WHAT TO PRODUCE => Set down the full listing exactly as given. Any pictures are to be left out.

DATASET EXTRACT =>
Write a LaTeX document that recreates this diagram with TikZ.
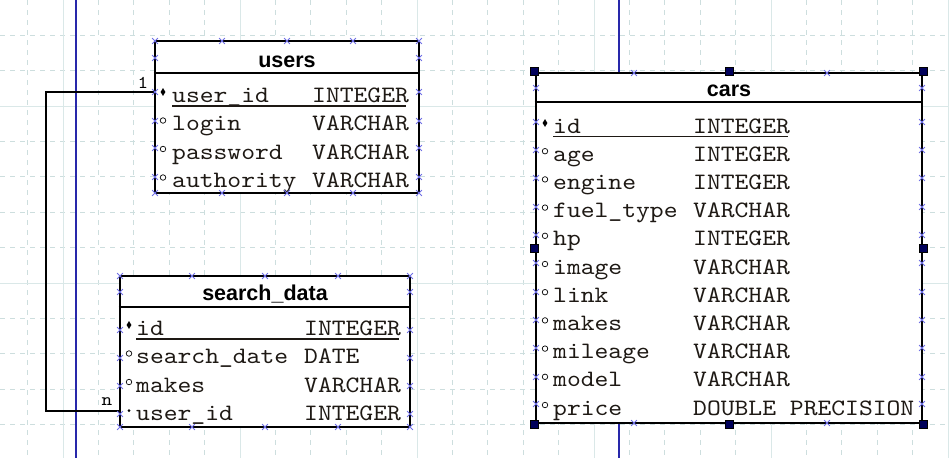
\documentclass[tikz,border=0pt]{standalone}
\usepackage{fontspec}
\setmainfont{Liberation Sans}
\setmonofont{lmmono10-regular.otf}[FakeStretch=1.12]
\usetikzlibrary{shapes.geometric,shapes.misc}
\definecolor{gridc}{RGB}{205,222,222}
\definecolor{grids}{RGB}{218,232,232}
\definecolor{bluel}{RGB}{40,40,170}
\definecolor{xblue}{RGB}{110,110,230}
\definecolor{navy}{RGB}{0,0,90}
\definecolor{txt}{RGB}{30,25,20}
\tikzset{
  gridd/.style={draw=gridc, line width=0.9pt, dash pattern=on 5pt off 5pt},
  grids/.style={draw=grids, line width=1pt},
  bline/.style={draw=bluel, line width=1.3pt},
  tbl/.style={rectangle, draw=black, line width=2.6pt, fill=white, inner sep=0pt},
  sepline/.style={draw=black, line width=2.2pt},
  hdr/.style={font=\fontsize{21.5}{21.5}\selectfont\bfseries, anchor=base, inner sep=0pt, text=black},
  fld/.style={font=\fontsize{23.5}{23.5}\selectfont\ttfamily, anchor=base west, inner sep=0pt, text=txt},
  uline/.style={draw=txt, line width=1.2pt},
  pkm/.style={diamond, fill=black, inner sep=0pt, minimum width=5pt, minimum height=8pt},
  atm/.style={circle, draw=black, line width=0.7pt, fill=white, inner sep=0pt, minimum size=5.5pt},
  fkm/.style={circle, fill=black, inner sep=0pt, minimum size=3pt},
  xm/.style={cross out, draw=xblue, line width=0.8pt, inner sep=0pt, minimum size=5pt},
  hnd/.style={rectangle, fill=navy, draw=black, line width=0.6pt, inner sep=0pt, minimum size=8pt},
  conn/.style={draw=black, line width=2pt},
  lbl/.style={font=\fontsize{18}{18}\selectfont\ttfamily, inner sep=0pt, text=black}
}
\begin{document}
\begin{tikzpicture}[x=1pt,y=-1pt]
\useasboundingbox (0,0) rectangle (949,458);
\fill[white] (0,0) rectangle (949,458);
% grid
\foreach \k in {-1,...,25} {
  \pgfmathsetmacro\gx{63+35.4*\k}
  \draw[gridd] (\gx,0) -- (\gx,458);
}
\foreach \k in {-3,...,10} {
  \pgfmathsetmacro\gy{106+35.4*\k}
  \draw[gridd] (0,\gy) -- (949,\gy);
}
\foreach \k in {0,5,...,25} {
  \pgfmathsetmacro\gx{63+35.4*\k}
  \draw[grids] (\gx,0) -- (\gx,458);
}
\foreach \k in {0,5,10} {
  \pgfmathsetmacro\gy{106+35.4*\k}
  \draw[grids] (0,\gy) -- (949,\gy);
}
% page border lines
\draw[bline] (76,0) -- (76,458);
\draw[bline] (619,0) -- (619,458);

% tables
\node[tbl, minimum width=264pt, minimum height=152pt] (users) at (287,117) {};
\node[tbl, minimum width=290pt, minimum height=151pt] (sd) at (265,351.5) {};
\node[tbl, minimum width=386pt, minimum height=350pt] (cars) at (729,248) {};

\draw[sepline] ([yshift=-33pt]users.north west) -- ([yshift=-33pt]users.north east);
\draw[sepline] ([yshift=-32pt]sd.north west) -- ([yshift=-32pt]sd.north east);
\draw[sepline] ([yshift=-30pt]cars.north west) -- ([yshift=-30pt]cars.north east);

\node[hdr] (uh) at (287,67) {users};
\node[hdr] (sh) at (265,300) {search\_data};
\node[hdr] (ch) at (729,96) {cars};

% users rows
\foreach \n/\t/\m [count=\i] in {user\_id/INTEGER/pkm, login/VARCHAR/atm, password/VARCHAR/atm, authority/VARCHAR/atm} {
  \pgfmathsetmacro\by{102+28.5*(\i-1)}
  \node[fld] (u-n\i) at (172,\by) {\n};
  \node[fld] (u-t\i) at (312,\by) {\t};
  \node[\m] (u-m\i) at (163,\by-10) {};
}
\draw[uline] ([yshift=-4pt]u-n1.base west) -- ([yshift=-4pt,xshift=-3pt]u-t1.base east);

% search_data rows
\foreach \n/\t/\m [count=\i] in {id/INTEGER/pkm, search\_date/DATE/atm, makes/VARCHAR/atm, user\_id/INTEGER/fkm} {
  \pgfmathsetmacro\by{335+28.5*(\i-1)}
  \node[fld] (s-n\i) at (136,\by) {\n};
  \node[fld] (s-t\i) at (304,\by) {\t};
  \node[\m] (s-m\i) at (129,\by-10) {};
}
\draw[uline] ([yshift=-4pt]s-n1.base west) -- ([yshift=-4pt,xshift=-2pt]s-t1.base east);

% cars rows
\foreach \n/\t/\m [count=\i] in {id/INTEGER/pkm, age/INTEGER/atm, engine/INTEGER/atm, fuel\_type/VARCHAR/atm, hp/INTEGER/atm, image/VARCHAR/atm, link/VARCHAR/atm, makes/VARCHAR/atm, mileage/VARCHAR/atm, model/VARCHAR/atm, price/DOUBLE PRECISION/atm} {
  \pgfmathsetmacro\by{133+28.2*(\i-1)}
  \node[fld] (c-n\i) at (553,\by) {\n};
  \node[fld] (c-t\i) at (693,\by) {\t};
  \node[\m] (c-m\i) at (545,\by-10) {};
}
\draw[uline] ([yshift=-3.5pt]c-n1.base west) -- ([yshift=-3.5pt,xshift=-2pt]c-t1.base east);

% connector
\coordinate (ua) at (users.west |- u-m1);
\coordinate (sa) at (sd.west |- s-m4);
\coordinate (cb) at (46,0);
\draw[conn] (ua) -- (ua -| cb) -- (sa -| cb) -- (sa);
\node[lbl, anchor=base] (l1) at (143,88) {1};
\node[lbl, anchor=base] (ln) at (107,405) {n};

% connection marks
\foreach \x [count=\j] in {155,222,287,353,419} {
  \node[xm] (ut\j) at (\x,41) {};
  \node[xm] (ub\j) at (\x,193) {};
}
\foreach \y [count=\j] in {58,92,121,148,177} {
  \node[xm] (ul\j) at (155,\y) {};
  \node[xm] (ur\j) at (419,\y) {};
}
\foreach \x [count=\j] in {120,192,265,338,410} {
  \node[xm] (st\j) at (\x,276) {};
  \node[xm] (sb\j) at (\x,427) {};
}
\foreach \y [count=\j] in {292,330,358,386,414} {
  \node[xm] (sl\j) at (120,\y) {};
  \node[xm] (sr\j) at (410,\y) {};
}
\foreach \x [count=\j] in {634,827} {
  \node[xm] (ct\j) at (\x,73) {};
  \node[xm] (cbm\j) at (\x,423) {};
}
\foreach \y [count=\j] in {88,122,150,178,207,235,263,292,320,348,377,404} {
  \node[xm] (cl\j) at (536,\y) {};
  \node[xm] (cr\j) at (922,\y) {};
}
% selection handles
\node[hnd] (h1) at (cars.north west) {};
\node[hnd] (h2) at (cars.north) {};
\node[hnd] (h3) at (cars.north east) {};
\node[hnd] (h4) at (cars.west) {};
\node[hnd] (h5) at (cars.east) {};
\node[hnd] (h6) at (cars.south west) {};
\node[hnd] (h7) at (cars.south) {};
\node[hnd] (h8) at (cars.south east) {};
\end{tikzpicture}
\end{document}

WRITTEN SOLUTION =>
Write a LaTeX document that recreates this diagram with TikZ.
\documentclass[tikz,border=0pt]{standalone}
\usepackage{fontspec}
\setmainfont{Liberation Sans}
\setmonofont{lmmono10-regular.otf}[FakeStretch=1.12]
\usetikzlibrary{shapes.geometric,shapes.misc}
\definecolor{gridc}{RGB}{205,222,222}
\definecolor{grids}{RGB}{218,232,232}
\definecolor{bluel}{RGB}{40,40,170}
\definecolor{xblue}{RGB}{110,110,230}
\definecolor{navy}{RGB}{0,0,90}
\definecolor{txt}{RGB}{30,25,20}
\tikzset{
  gridd/.style={draw=gridc, line width=0.9pt, dash pattern=on 5pt off 5pt},
  grids/.style={draw=grids, line width=1pt},
  bline/.style={draw=bluel, line width=1.3pt},
  tbl/.style={rectangle, draw=black, line width=2.6pt, fill=white, inner sep=0pt},
  sepline/.style={draw=black, line width=2.2pt},
  hdr/.style={font=\fontsize{21.5}{21.5}\selectfont\bfseries, anchor=base, inner sep=0pt, text=black},
  fld/.style={font=\fontsize{23.5}{23.5}\selectfont\ttfamily, anchor=base west, inner sep=0pt, text=txt},
  uline/.style={draw=txt, line width=1.2pt},
  pkm/.style={diamond, fill=black, inner sep=0pt, minimum width=5pt, minimum height=8pt},
  atm/.style={circle, draw=black, line width=0.7pt, fill=white, inner sep=0pt, minimum size=5.5pt},
  fkm/.style={circle, fill=black, inner sep=0pt, minimum size=3pt},
  xm/.style={cross out, draw=xblue, line width=0.8pt, inner sep=0pt, minimum size=5pt},
  hnd/.style={rectangle, fill=navy, draw=black, line width=0.6pt, inner sep=0pt, minimum size=8pt},
  conn/.style={draw=black, line width=2pt},
  lbl/.style={font=\fontsize{18}{18}\selectfont\ttfamily, inner sep=0pt, text=black}
}
\begin{document}
\begin{tikzpicture}[x=1pt,y=-1pt]
\useasboundingbox (0,0) rectangle (949,458);
\fill[white] (0,0) rectangle (949,458);
% grid
\foreach \k in {-1,...,25} {
  \pgfmathsetmacro\gx{63+35.4*\k}
  \draw[gridd] (\gx,0) -- (\gx,458);
}
\foreach \k in {-3,...,10} {
  \pgfmathsetmacro\gy{106+35.4*\k}
  \draw[gridd] (0,\gy) -- (949,\gy);
}
\foreach \k in {0,5,...,25} {
  \pgfmathsetmacro\gx{63+35.4*\k}
  \draw[grids] (\gx,0) -- (\gx,458);
}
\foreach \k in {0,5,10} {
  \pgfmathsetmacro\gy{106+35.4*\k}
  \draw[grids] (0,\gy) -- (949,\gy);
}
% page border lines
\draw[bline] (76,0) -- (76,458);
\draw[bline] (619,0) -- (619,458);

% tables
\node[tbl, minimum width=264pt, minimum height=152pt] (users) at (287,117) {};
\node[tbl, minimum width=290pt, minimum height=151pt] (sd) at (265,351.5) {};
\node[tbl, minimum width=386pt, minimum height=350pt] (cars) at (729,248) {};

\draw[sepline] ([yshift=-33pt]users.north west) -- ([yshift=-33pt]users.north east);
\draw[sepline] ([yshift=-32pt]sd.north west) -- ([yshift=-32pt]sd.north east);
\draw[sepline] ([yshift=-30pt]cars.north west) -- ([yshift=-30pt]cars.north east);

\node[hdr] (uh) at (287,67) {users};
\node[hdr] (sh) at (265,300) {search\_data};
\node[hdr] (ch) at (729,96) {cars};

% users rows
\foreach \n/\t/\m [count=\i] in {user\_id/INTEGER/pkm, login/VARCHAR/atm, password/VARCHAR/atm, authority/VARCHAR/atm} {
  \pgfmathsetmacro\by{102+28.5*(\i-1)}
  \node[fld] (u-n\i) at (172,\by) {\n};
  \node[fld] (u-t\i) at (312,\by) {\t};
  \node[\m] (u-m\i) at (163,\by-10) {};
}
\draw[uline] ([yshift=-4pt]u-n1.base west) -- ([yshift=-4pt,xshift=-3pt]u-t1.base east);

% search_data rows
\foreach \n/\t/\m [count=\i] in {id/INTEGER/pkm, search\_date/DATE/atm, makes/VARCHAR/atm, user\_id/INTEGER/fkm} {
  \pgfmathsetmacro\by{335+28.5*(\i-1)}
  \node[fld] (s-n\i) at (136,\by) {\n};
  \node[fld] (s-t\i) at (304,\by) {\t};
  \node[\m] (s-m\i) at (129,\by-10) {};
}
\draw[uline] ([yshift=-4pt]s-n1.base west) -- ([yshift=-4pt,xshift=-2pt]s-t1.base east);

% cars rows
\foreach \n/\t/\m [count=\i] in {id/INTEGER/pkm, age/INTEGER/atm, engine/INTEGER/atm, fuel\_type/VARCHAR/atm, hp/INTEGER/atm, image/VARCHAR/atm, link/VARCHAR/atm, makes/VARCHAR/atm, mileage/VARCHAR/atm, model/VARCHAR/atm, price/DOUBLE PRECISION/atm} {
  \pgfmathsetmacro\by{133+28.2*(\i-1)}
  \node[fld] (c-n\i) at (553,\by) {\n};
  \node[fld] (c-t\i) at (693,\by) {\t};
  \node[\m] (c-m\i) at (545,\by-10) {};
}
\draw[uline] ([yshift=-3.5pt]c-n1.base west) -- ([yshift=-3.5pt,xshift=-2pt]c-t1.base east);

% connector
\coordinate (ua) at (users.west |- u-m1);
\coordinate (sa) at (sd.west |- s-m4);
\coordinate (cb) at (46,0);
\draw[conn] (ua) -- (ua -| cb) -- (sa -| cb) -- (sa);
\node[lbl, anchor=base] (l1) at (143,88) {1};
\node[lbl, anchor=base] (ln) at (107,405) {n};

% connection marks
\foreach \x [count=\j] in {155,222,287,353,419} {
  \node[xm] (ut\j) at (\x,41) {};
  \node[xm] (ub\j) at (\x,193) {};
}
\foreach \y [count=\j] in {58,92,121,148,177} {
  \node[xm] (ul\j) at (155,\y) {};
  \node[xm] (ur\j) at (419,\y) {};
}
\foreach \x [count=\j] in {120,192,265,338,410} {
  \node[xm] (st\j) at (\x,276) {};
  \node[xm] (sb\j) at (\x,427) {};
}
\foreach \y [count=\j] in {292,330,358,386,414} {
  \node[xm] (sl\j) at (120,\y) {};
  \node[xm] (sr\j) at (410,\y) {};
}
\foreach \x [count=\j] in {634,827} {
  \node[xm] (ct\j) at (\x,73) {};
  \node[xm] (cbm\j) at (\x,423) {};
}
\foreach \y [count=\j] in {88,122,150,178,207,235,263,292,320,348,377,404} {
  \node[xm] (cl\j) at (536,\y) {};
  \node[xm] (cr\j) at (922,\y) {};
}
% selection handles
\node[hnd] (h1) at (cars.north west) {};
\node[hnd] (h2) at (cars.north) {};
\node[hnd] (h3) at (cars.north east) {};
\node[hnd] (h4) at (cars.west) {};
\node[hnd] (h5) at (cars.east) {};
\node[hnd] (h6) at (cars.south west) {};
\node[hnd] (h7) at (cars.south) {};
\node[hnd] (h8) at (cars.south east) {};
\end{tikzpicture}
\end{document}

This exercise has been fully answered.